OK, this post is for those who are not brewing geniuses,
Yep, math hurts my brain…  In “Radical Brewing”, Randy Mosher talks about how hard it is to get really high gravities from a particular mash, which makes sense because water can only hold so much sugar (saturation)… Is this the same reason that a no-sparge method would yield a lower efficiency?

Well if it makes sense to you all I will write it out, make some diagrams and try to get my head around it. Prima facie it makes no sense to me, but that may say more about me than about the math.

Hope this doesn’t turn into the efficiency thread… :wink:

If you are interested, there is some info on this here: Batch Sparging Analysis - German brewing and more

including some graphs.

Kai

Danke schön.

Bitte schön.

The nice thing about batch sparging is that it is easily modeled and that one can actually predict the lauter efficiency based on a few parameters like grain absorption and water use and run-off size.

Kai

Boy, I wish my no sparge efficiency only dropped that much!  I go from 85% with a single batch sparge to somewhere between 55-65% with no sparge.

The difference is dependent on the qt/lb and whether you add water to mash out.  At 2qt/lb and using 0.125gal/lb bound water, you are looking at a partitioning of 0.125gal bound/0.5gal total.  You get 0.375gal drained which is 75%.

At 1qt/lb, the percentage goes down to 50% (bound is half the total).  At 1.5qt/lb its 62.5%.

The more you leave behind to begin with, the more you’ll pick up from the sparge.

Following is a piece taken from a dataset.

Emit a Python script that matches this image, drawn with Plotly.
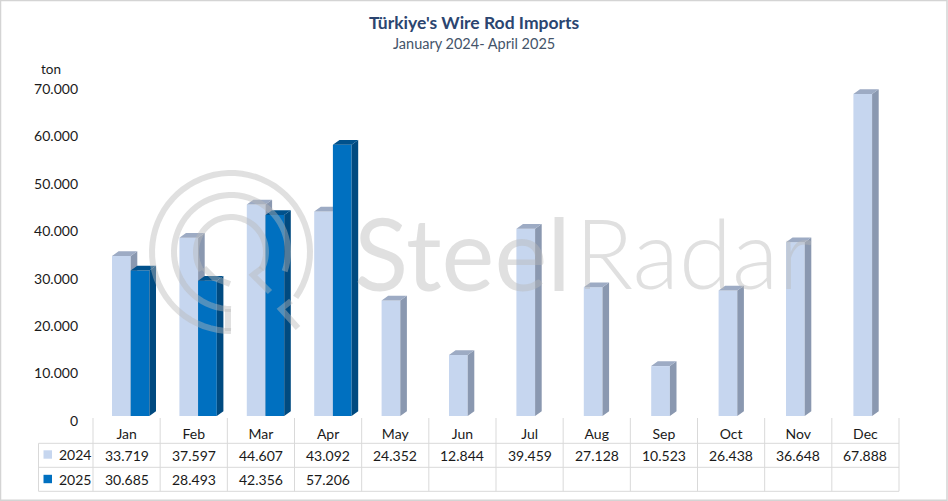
import math
import plotly.graph_objects as go

months = ["Jan", "Feb", "Mar", "Apr", "May", "Jun", "Jul", "Aug", "Sep", "Oct", "Nov", "Dec"]
imports_2024 = [33719, 37597, 44607, 43092, 24352, 12844, 39459, 27128, 10523, 26438, 36648, 67888]
imports_2025 = [30685, 28493, 42356, 57206]
y_ticks = [0, 10000, 20000, 30000, 40000, 50000, 60000, 70000]

W, H = 948, 501
FONT = "Lato"
INK = "#1a1a1a"
RULE = "#d9d9d9"

# plot area in pixels
PL, PR, PT, PB = 93.0, 899.0, 84.0, 416.0
X_UNIT = (PR - PL) / 12
Y_MAX = 70000
Y_UNIT = (PB - PT) / Y_MAX


def px(p):
    return p / W


def py(p):
    return 1 - p / H


# bar geometry in pixels, converted to axis units
BAR_W = 18.7 / X_UNIT
STEP = 67.4 / X_UNIT
FIRST_LEFT = (112.0 - PL) / X_UNIT - 0.5
DX = 6.6 / X_UNIT
DY = 4.8 / Y_UNIT


def series_traces(values, slot, front, side, cap, name, xa, ya):
    lefts = [FIRST_LEFT + STEP * i + BAR_W * slot for i in range(len(values))]
    centers = [l + BAR_W / 2 for l in lefts]
    sx, sy, cx, cy = [], [], [], []
    for l, v in zip(lefts, values):
        r = l + BAR_W
        sx += [r, r + DX, r + DX, r, r, None]
        sy += [0, DY, v + DY, v, 0, None]
        cx += [l, l + DX, r + DX, r, l, None]
        cy += [v, v + DY, v + DY, v, v, None]
    common = dict(mode="lines", line=dict(width=0), fill="toself", hoverinfo="skip",
                  showlegend=False, xaxis=xa, yaxis=ya, cliponaxis=False)
    return [
        go.Bar(x=centers, y=values, width=BAR_W, marker=dict(color=front, line=dict(width=0)),
               name=name, xaxis=xa, yaxis=ya, showlegend=False),
        go.Scatter(x=sx, y=sy, fillcolor=side, **common),
        go.Scatter(x=cx, y=cy, fillcolor=cap, **common),
    ]


fig = go.Figure()
fig.add_traces(series_traces(imports_2024, 0, "#c6d6ef", "#8a98b0", "#9dabc4", "2024", "x", "y"))
fig.add_traces(series_traces(imports_2025, 1, "#0070c0", "#004a80", "#00518c", "2025", "x2", "y2"))

annotations = []
shapes = []


def text(s, x, y, size=14, color=INK, anchor="center", weight=None, family=FONT):
    f = dict(family=family, size=size, color=color)
    if weight:
        f["weight"] = weight
    annotations.append(dict(text=s, x=px(x), y=py(y), xref="paper", yref="paper", xanchor=anchor,
                            yanchor="middle", showarrow=False, font=f))


def hline(x0, x1, y):
    shapes.append(dict(type="line", xref="paper", yref="paper", x0=px(x0), x1=px(x1), y0=py(y), y1=py(y),
                       line=dict(color=RULE, width=1), layer="below"))


def vline(x, y0, y1):
    shapes.append(dict(type="line", xref="paper", yref="paper", x0=px(x), x1=px(x), y0=py(y0), y1=py(y1),
                       line=dict(color=RULE, width=1), layer="below"))


# titles
text("Türkiye's Wire Rod Imports", 474.5, 23, size=17.5, color="#2b4570", weight=700)
text("January 2024- April 2025", 474, 44, size=14.5, color="#44546a")
text("ton", 51, 69, size=13.5)

# data table
ROW_Y = [443.3, 467.3, 491.3]
for y in ROW_Y:
    hline(38.5, PR, y)
vline(38.5, ROW_Y[0], ROW_Y[2])
for i in range(13):
    vline(PL + X_UNIT * i, 418, ROW_Y[2])
fmt = lambda v: f"{v:,}".replace(",", ".")
for i, v in enumerate(imports_2024):
    text(fmt(v), PL + X_UNIT * (i + 0.5), 455)
for i, v in enumerate(imports_2025):
    text(fmt(v), PL + X_UNIT * (i + 0.5), 479.5)
for label, y, color in (("2024", 454.5, "#c6d6ef"), ("2025", 479, "#0070c0")):
    text(label, 56.5, y, anchor="left")
    shapes.append(dict(type="rect", xref="paper", yref="paper", x0=px(43.5), x1=px(52), y0=py(y - 4.2), y1=py(y + 4.2),
                       fillcolor=color, line=dict(width=0), layer="below"))

# frame
shapes.append(dict(type="rect", xref="paper", yref="paper", x0=px(0.5), x1=px(947), y0=py(0.5), y1=py(500.3),
                   line=dict(color="#d4d4d4", width=1.5), layer="below"))

# watermark
WM = "rgba(185,185,185,0.44)"
text("Steel", 352, 252, size=100, color=WM, anchor="left", weight=400)
text("Radar", 573, 252, size=96, color=WM, anchor="left", weight=300)


def arc_path(cx, cy, r, a0, a1, n=60):
    pts = []
    for k in range(n + 1):
        a = math.radians(a0 + (a1 - a0) * k / n)
        pts.append((cx + r * math.cos(a), cy + r * math.sin(a)))
    return pts


def stroke(pts, width=6):
    d = "M " + " L ".join(f"{px(x):.5f},{py(y):.5f}" for x, y in pts)
    shapes.append(dict(type="path", path=d, xref="paper", yref="paper", layer="above",
                       line=dict(color=WM, width=width)))


CX, CY = 231, 252
stroke(arc_path(CX, CY, 79, 90, 395))  # outer ring
stroke(arc_path(CX, CY, 57, 90, 395)[:-3])  # second ring
stroke([(228, 331), (228, 309)])
stroke(arc_path(CX, CY, 35, 148, 390))  # inner ring
stroke([(262, 268), (253, 275), (270, 292)])
stroke([(204, 268), (214, 278), (230, 284)])
stroke([(298, 328), (281, 309), (291, 301)])

ax_common = dict(range=[-0.5, 11.5], domain=[px(PL), px(PR)], showgrid=False, zeroline=False,
                 showline=False, ticks="", fixedrange=True)
yax_common = dict(range=[0, Y_MAX], domain=[py(PB), py(PT)], showgrid=False, zeroline=False,
                  showline=False, ticks="", fixedrange=True)

fig.update_layout(
    width=W, height=H, margin=dict(l=0, r=0, t=0, b=0, autoexpand=False), autosize=False,
    paper_bgcolor="white", plot_bgcolor="rgba(0,0,0,0)", showlegend=False,
    barmode="overlay", separators=",.",
    annotations=annotations, shapes=shapes,
    xaxis=dict(**ax_common, tickmode="array", tickvals=list(range(12)), ticktext=months,
               tickfont=dict(family=FONT, size=14, color=INK), ticklabelstandoff=8, automargin=False),
    yaxis=dict(**yax_common, tickmode="array", tickvals=y_ticks, tickformat=",d",
               tickfont=dict(family=FONT, size=14, color=INK), ticklabelstandoff=14, ticklabelshift=5, automargin=False),
    xaxis2=dict(**ax_common, overlaying="x", anchor="y2", showticklabels=False),
    yaxis2=dict(**yax_common, overlaying="y", anchor="x2", showticklabels=False),
)

fig.write_html("out.html", config={"displayModeBar": False, "responsive": False},
               post_script="document.documentElement.style.margin='0';document.body.style.margin='0';document.body.style.overflow='hidden';")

My last 8-9 batches have been 5.5 gallons vs. my typical 11. Having the extra head space in my mash tun (70 quart extreme) I’ve been doing exactly what the OP asked about. After I’m done mashing (usually 60 minutes) I’ve been adding the required amount of sparge liquor to get my desired preboil volume and then recirculating for 15 minutes. My efficieny has dropped slightly, but not that dramatically. For an 11 gallon batch where I would do two run offs from the tun I typically would see anywhere from 76-82% efficiency depending on the recipe. These 5.5 gallon batches where I’ve been adding all the sparge water prior to run off I’ve been getting right around 72-74% efficiency. Nothing an extra pound of base malt won’t fix were I concerned about the drop. But it isn’t significant enough that I care.